In the first few days of the war, in February 2022, Kherson was seized by Russian forces. It was the largest and strategically most important Ukrainian city to come under Russian occupation. While a major administrative centre itself, Kherson also represented an important gateway for Russian forces in terms of their hoped-for later push towards the vital port city of Odesa, some 150km further to the west.
But the advance stalled and Russian forces had to relinquish control of Kherson some months later, in November 2022. By then, Ukrainian military pressure was making holding the city untenable. It made more operational sense for Russian forces to pull back across the Dnipro and to establish better defensive lines along the river’s eastern (left) bank.
Life, however, for Kherson’s inhabitants did not return to “normal” once liberation came on November 11 2022. Far from it. The city’s original population of 300,000 has dropped to around 71,000, and life for those remaining is hard.
Although no longer fearful of arbitrary arrest and detention by occupying Russian forces, such forces still pose a threat. They are now in positions just across the river and subject the city to almost daily bombardment.
Since Kherson’s liberation, around 200 of its inhabitants have been killed by shelling and missile fire. Venturing on to the city’s streets is dangerous – but there is little reason to go out anyway. Few shops and still fewer places of entertainment are open. Only three restaurants remain. There are also few factories and businesses operating.
The demographics have also changed, with mostly the elderly remaining while the young seek better lives elsewhere, taking their children with them. The city’s only real vibrancy comes from the many Ukrainian soldiers who, on any breaks from frontline duty, come into the city to unwind.
The tense atmosphere within the city is exacerbated by the feelings towards those citizens who are known or suspected to have collaborated with the Russian occupiers. Prior to its initial occupation, the city’s population was roughly 40% Russian speakers – although this can be no judge of where their loyalties lie. However, it was clear that some people leant towards Moscow and not to Kyiv.
Life was also made harder in Kherson by the Russian destruction, in June 2023, of the Nova Kakhovka dam across the Dnipro some 100km upriver from Kherson. The resultant catastrophic flooding of the city and surrounding land has been called “one of the biggest human-caused disasters of our time”.
As well as claiming the lives of some 80 or so people, it led to thousands of land mines being placed across a wide area – their presence will remain a major hazard for many years. A vast amount of pollution has also been caused by the flooding.

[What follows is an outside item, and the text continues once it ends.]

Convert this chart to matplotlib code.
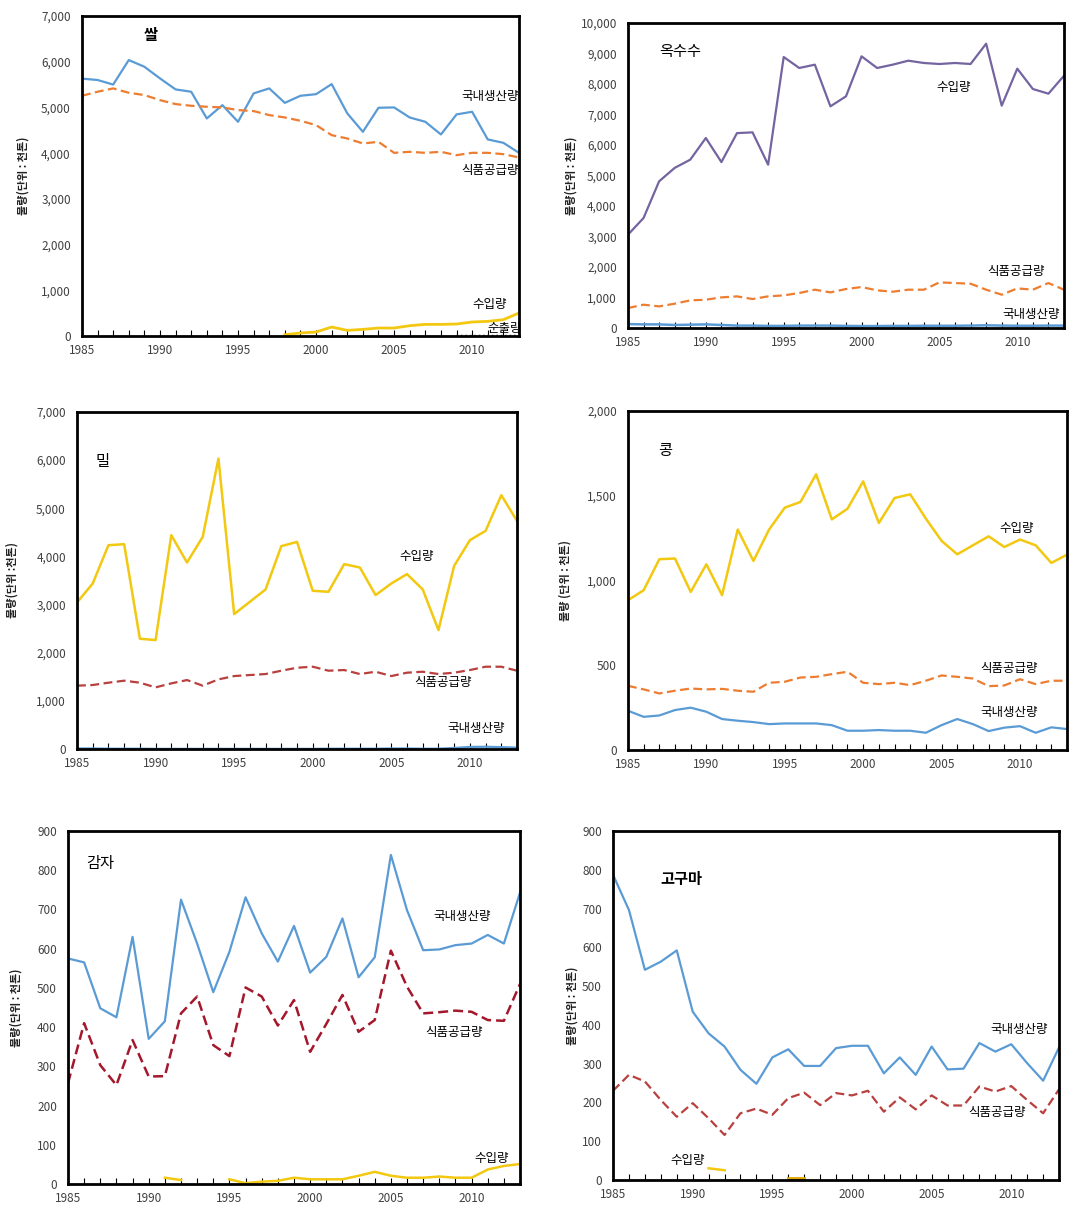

But perhaps the greatest long-term result of the destruction of the Kakhovka dam is the loss of the hydroelectricity supply it once generated. This means, in particular, that irrigation water can no longer be pumped into fields in three of the local oblasts (large administrative regions), including Kherson.

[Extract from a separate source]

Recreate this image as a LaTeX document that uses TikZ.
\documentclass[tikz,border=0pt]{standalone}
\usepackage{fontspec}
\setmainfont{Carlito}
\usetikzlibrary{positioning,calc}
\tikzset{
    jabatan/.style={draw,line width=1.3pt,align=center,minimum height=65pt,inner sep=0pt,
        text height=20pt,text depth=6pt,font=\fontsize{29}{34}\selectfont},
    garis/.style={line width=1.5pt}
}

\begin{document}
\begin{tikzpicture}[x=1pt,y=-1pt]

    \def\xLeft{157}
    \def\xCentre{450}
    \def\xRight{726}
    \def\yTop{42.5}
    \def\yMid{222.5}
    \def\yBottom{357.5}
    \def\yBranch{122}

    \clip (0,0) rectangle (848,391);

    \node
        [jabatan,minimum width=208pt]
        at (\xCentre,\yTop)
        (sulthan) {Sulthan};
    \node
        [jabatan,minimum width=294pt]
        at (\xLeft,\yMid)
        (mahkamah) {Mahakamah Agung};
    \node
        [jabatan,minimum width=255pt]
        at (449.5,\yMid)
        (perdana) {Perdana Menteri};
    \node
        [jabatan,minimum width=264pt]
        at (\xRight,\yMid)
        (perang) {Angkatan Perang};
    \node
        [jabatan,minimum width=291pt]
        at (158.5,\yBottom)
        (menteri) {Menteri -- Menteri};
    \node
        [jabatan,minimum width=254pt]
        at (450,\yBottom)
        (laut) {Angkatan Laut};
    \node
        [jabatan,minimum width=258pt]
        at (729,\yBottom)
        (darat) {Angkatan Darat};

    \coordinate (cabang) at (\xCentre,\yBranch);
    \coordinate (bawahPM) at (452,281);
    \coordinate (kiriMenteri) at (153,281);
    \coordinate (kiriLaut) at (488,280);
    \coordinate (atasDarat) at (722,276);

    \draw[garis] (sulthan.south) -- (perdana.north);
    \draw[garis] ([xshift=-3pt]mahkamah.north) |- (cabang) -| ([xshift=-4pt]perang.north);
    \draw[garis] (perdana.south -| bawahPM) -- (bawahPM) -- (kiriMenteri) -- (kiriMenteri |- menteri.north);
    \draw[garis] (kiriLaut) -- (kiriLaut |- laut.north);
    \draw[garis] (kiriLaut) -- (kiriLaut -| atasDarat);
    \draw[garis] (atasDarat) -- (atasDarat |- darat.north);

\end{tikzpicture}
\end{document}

A million hectares of land will apparently be lost to agricultural production for the next three-to-five years. Kherson city, which relied for much of its economic vitality on being a major agricultural centre, will therefore likely remain economically moribund for years to come.
Russian threats
Efforts are currently being made to push Russian forces further back from the city, in the hope of putting it out of their artillery range. But these Russian forces have the benefit of being well dug-in just across the Dnipro in long-prepared defensive positions.
Nevertheless, over the last year, Ukrainian forces have been making numerous “nuisance” raids in light boats across the river into Russian-held territory. In October 2023, more substantial crossings resulted in small slivers of land on the east (left) bank, 20-30km upriver from Kherson city, coming to be held by Ukrainian forces.
But holding such slivers may be difficult in the coming weeks, as it proves hard to resupply the troops there, especially with ammunition. With no bridges still standing across the Dnipro, all support will have to come by small boat across the river.
Building any kind of pontoon bridge across a river as wide as the Dnipro is probably way beyond the capacities of the Ukrainian military. And anyway, such a bridge would be very vulnerable to both Russian ground fire and aerial bombardment. As things stand around Kherson, Russian forces can still call upon considerable groundfire assets and they also hold air superiority.
So, Ukrainian forces in this Kherson sector can probably only hope to make probing attacks over the coming months, not major advances. As such, the city’s inhabitants can expect no let-up in the Russian bombardment of Kherson. This will represent a trial, no doubt, but at least the Russians are no longer the occupiers. That has to come as no little comfort.